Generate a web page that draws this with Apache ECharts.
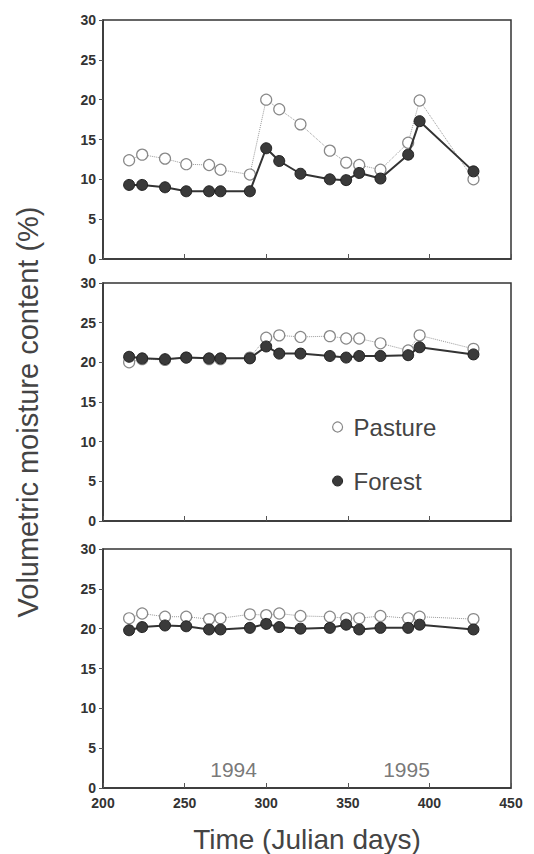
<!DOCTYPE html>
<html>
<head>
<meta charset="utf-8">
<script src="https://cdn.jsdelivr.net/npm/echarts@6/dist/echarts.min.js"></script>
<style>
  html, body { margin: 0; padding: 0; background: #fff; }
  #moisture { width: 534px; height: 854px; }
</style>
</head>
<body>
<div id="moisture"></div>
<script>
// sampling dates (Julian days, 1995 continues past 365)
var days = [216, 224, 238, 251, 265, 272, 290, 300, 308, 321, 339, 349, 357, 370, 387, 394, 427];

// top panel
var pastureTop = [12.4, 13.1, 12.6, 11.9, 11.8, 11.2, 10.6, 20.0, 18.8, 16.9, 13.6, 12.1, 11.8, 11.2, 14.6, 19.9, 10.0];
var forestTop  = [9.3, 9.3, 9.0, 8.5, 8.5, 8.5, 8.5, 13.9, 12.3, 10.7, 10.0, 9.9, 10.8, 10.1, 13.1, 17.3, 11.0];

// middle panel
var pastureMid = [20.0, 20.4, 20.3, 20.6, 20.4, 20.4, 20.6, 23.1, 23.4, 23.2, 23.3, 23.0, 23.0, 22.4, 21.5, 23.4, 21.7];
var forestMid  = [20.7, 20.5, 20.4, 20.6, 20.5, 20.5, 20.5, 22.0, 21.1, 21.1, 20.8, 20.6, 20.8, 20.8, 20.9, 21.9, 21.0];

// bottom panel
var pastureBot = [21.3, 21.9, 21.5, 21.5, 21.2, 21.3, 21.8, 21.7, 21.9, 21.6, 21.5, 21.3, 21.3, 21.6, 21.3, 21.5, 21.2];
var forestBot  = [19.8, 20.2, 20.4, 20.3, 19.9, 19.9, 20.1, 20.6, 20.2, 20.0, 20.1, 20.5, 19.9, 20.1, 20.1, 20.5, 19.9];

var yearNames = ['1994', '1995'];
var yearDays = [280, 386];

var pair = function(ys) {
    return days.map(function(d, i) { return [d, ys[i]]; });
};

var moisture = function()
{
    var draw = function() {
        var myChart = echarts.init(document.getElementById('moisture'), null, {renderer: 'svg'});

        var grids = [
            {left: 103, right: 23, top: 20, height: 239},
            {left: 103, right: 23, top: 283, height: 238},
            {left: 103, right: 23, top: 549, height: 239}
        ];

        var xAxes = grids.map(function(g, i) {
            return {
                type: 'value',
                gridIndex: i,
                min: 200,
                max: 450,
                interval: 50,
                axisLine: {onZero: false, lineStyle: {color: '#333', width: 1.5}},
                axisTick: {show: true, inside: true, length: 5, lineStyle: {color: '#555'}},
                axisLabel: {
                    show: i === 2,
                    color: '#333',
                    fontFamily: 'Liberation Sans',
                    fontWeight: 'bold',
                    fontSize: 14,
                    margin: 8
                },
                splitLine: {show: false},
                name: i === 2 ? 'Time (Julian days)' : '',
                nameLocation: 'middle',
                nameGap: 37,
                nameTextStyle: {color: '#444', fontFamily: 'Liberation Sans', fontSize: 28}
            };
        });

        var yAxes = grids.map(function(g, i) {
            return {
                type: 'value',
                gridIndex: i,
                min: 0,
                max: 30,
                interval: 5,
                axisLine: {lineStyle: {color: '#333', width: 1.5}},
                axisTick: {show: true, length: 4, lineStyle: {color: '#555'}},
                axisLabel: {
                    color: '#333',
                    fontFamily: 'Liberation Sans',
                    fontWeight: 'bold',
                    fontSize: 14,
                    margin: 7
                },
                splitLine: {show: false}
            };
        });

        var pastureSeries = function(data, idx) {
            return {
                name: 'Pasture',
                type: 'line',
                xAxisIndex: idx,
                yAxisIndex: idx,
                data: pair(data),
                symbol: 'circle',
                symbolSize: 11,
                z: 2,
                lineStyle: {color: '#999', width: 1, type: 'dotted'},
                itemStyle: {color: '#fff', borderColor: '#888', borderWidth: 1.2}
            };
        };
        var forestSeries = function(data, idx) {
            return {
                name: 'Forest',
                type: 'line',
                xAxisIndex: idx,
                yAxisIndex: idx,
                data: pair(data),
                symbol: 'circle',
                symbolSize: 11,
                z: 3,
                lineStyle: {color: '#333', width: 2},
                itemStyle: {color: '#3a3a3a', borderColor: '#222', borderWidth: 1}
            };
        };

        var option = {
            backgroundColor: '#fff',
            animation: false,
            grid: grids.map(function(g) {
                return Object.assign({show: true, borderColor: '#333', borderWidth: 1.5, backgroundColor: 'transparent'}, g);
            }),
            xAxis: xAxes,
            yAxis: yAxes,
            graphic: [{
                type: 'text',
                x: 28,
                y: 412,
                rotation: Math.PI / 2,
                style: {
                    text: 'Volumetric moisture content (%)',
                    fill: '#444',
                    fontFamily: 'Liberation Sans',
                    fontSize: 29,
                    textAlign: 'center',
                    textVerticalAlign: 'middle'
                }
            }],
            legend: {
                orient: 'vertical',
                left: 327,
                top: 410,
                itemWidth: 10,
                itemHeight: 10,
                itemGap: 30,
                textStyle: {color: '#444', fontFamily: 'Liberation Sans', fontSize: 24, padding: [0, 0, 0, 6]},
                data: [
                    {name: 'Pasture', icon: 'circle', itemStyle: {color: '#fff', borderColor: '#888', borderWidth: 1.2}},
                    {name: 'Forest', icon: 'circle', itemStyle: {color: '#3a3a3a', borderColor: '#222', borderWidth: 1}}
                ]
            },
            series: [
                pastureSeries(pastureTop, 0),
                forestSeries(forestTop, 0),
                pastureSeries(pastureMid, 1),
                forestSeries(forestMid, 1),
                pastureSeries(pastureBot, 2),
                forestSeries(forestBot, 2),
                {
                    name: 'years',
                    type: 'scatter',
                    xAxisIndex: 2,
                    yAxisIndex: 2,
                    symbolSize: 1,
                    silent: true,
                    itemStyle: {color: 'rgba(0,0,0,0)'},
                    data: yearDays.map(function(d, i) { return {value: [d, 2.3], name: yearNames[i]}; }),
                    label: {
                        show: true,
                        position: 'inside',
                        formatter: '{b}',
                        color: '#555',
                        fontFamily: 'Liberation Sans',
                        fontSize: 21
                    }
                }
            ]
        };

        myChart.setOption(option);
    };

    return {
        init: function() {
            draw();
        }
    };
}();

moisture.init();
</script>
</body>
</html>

━━━━━━━━━━━━━━━━━━━━━━━━━━━━━━

Reproduce the material above verbatim; omit every picture.

Generate a web page that draws this with Apache ECharts.
<!DOCTYPE html>
<html>
<head>
<meta charset="utf-8">
<script src="https://cdn.jsdelivr.net/npm/echarts@6/dist/echarts.min.js"></script>
<style>
  html, body { margin: 0; padding: 0; background: #fff; }
  #moisture { width: 534px; height: 854px; }
</style>
</head>
<body>
<div id="moisture"></div>
<script>
// sampling dates (Julian days, 1995 continues past 365)
var days = [216, 224, 238, 251, 265, 272, 290, 300, 308, 321, 339, 349, 357, 370, 387, 394, 427];

// top panel
var pastureTop = [12.4, 13.1, 12.6, 11.9, 11.8, 11.2, 10.6, 20.0, 18.8, 16.9, 13.6, 12.1, 11.8, 11.2, 14.6, 19.9, 10.0];
var forestTop  = [9.3, 9.3, 9.0, 8.5, 8.5, 8.5, 8.5, 13.9, 12.3, 10.7, 10.0, 9.9, 10.8, 10.1, 13.1, 17.3, 11.0];

// middle panel
var pastureMid = [20.0, 20.4, 20.3, 20.6, 20.4, 20.4, 20.6, 23.1, 23.4, 23.2, 23.3, 23.0, 23.0, 22.4, 21.5, 23.4, 21.7];
var forestMid  = [20.7, 20.5, 20.4, 20.6, 20.5, 20.5, 20.5, 22.0, 21.1, 21.1, 20.8, 20.6, 20.8, 20.8, 20.9, 21.9, 21.0];

// bottom panel
var pastureBot = [21.3, 21.9, 21.5, 21.5, 21.2, 21.3, 21.8, 21.7, 21.9, 21.6, 21.5, 21.3, 21.3, 21.6, 21.3, 21.5, 21.2];
var forestBot  = [19.8, 20.2, 20.4, 20.3, 19.9, 19.9, 20.1, 20.6, 20.2, 20.0, 20.1, 20.5, 19.9, 20.1, 20.1, 20.5, 19.9];

var yearNames = ['1994', '1995'];
var yearDays = [280, 386];

var pair = function(ys) {
    return days.map(function(d, i) { return [d, ys[i]]; });
};

var moisture = function()
{
    var draw = function() {
        var myChart = echarts.init(document.getElementById('moisture'), null, {renderer: 'svg'});

        var grids = [
            {left: 103, right: 23, top: 20, height: 239},
            {left: 103, right: 23, top: 283, height: 238},
            {left: 103, right: 23, top: 549, height: 239}
        ];

        var xAxes = grids.map(function(g, i) {
            return {
                type: 'value',
                gridIndex: i,
                min: 200,
                max: 450,
                interval: 50,
                axisLine: {onZero: false, lineStyle: {color: '#333', width: 1.5}},
                axisTick: {show: true, inside: true, length: 5, lineStyle: {color: '#555'}},
                axisLabel: {
                    show: i === 2,
                    color: '#333',
                    fontFamily: 'Liberation Sans',
                    fontWeight: 'bold',
                    fontSize: 14,
                    margin: 8
                },
                splitLine: {show: false},
                name: i === 2 ? 'Time (Julian days)' : '',
                nameLocation: 'middle',
                nameGap: 37,
                nameTextStyle: {color: '#444', fontFamily: 'Liberation Sans', fontSize: 28}
            };
        });

        var yAxes = grids.map(function(g, i) {
            return {
                type: 'value',
                gridIndex: i,
                min: 0,
                max: 30,
                interval: 5,
                axisLine: {lineStyle: {color: '#333', width: 1.5}},
                axisTick: {show: true, length: 4, lineStyle: {color: '#555'}},
                axisLabel: {
                    color: '#333',
                    fontFamily: 'Liberation Sans',
                    fontWeight: 'bold',
                    fontSize: 14,
                    margin: 7
                },
                splitLine: {show: false}
            };
        });

        var pastureSeries = function(data, idx) {
            return {
                name: 'Pasture',
                type: 'line',
                xAxisIndex: idx,
                yAxisIndex: idx,
                data: pair(data),
                symbol: 'circle',
                symbolSize: 11,
                z: 2,
                lineStyle: {color: '#999', width: 1, type: 'dotted'},
                itemStyle: {color: '#fff', borderColor: '#888', borderWidth: 1.2}
            };
        };
        var forestSeries = function(data, idx) {
            return {
                name: 'Forest',
                type: 'line',
                xAxisIndex: idx,
                yAxisIndex: idx,
                data: pair(data),
                symbol: 'circle',
                symbolSize: 11,
                z: 3,
                lineStyle: {color: '#333', width: 2},
                itemStyle: {color: '#3a3a3a', borderColor: '#222', borderWidth: 1}
            };
        };

        var option = {
            backgroundColor: '#fff',
            animation: false,
            grid: grids.map(function(g) {
                return Object.assign({show: true, borderColor: '#333', borderWidth: 1.5, backgroundColor: 'transparent'}, g);
            }),
            xAxis: xAxes,
            yAxis: yAxes,
            graphic: [{
                type: 'text',
                x: 28,
                y: 412,
                rotation: Math.PI / 2,
                style: {
                    text: 'Volumetric moisture content (%)',
                    fill: '#444',
                    fontFamily: 'Liberation Sans',
                    fontSize: 29,
                    textAlign: 'center',
                    textVerticalAlign: 'middle'
                }
            }],
            legend: {
                orient: 'vertical',
                left: 327,
                top: 410,
                itemWidth: 10,
                itemHeight: 10,
                itemGap: 30,
                textStyle: {color: '#444', fontFamily: 'Liberation Sans', fontSize: 24, padding: [0, 0, 0, 6]},
                data: [
                    {name: 'Pasture', icon: 'circle', itemStyle: {color: '#fff', borderColor: '#888', borderWidth: 1.2}},
                    {name: 'Forest', icon: 'circle', itemStyle: {color: '#3a3a3a', borderColor: '#222', borderWidth: 1}}
                ]
            },
            series: [
                pastureSeries(pastureTop, 0),
                forestSeries(forestTop, 0),
                pastureSeries(pastureMid, 1),
                forestSeries(forestMid, 1),
                pastureSeries(pastureBot, 2),
                forestSeries(forestBot, 2),
                {
                    name: 'years',
                    type: 'scatter',
                    xAxisIndex: 2,
                    yAxisIndex: 2,
                    symbolSize: 1,
                    silent: true,
                    itemStyle: {color: 'rgba(0,0,0,0)'},
                    data: yearDays.map(function(d, i) { return {value: [d, 2.3], name: yearNames[i]}; }),
                    label: {
                        show: true,
                        position: 'inside',
                        formatter: '{b}',
                        color: '#555',
                        fontFamily: 'Liberation Sans',
                        fontSize: 21
                    }
                }
            ]
        };

        myChart.setOption(option);
    };

    return {
        init: function() {
            draw();
        }
    };
}();

moisture.init();
</script>
</body>
</html>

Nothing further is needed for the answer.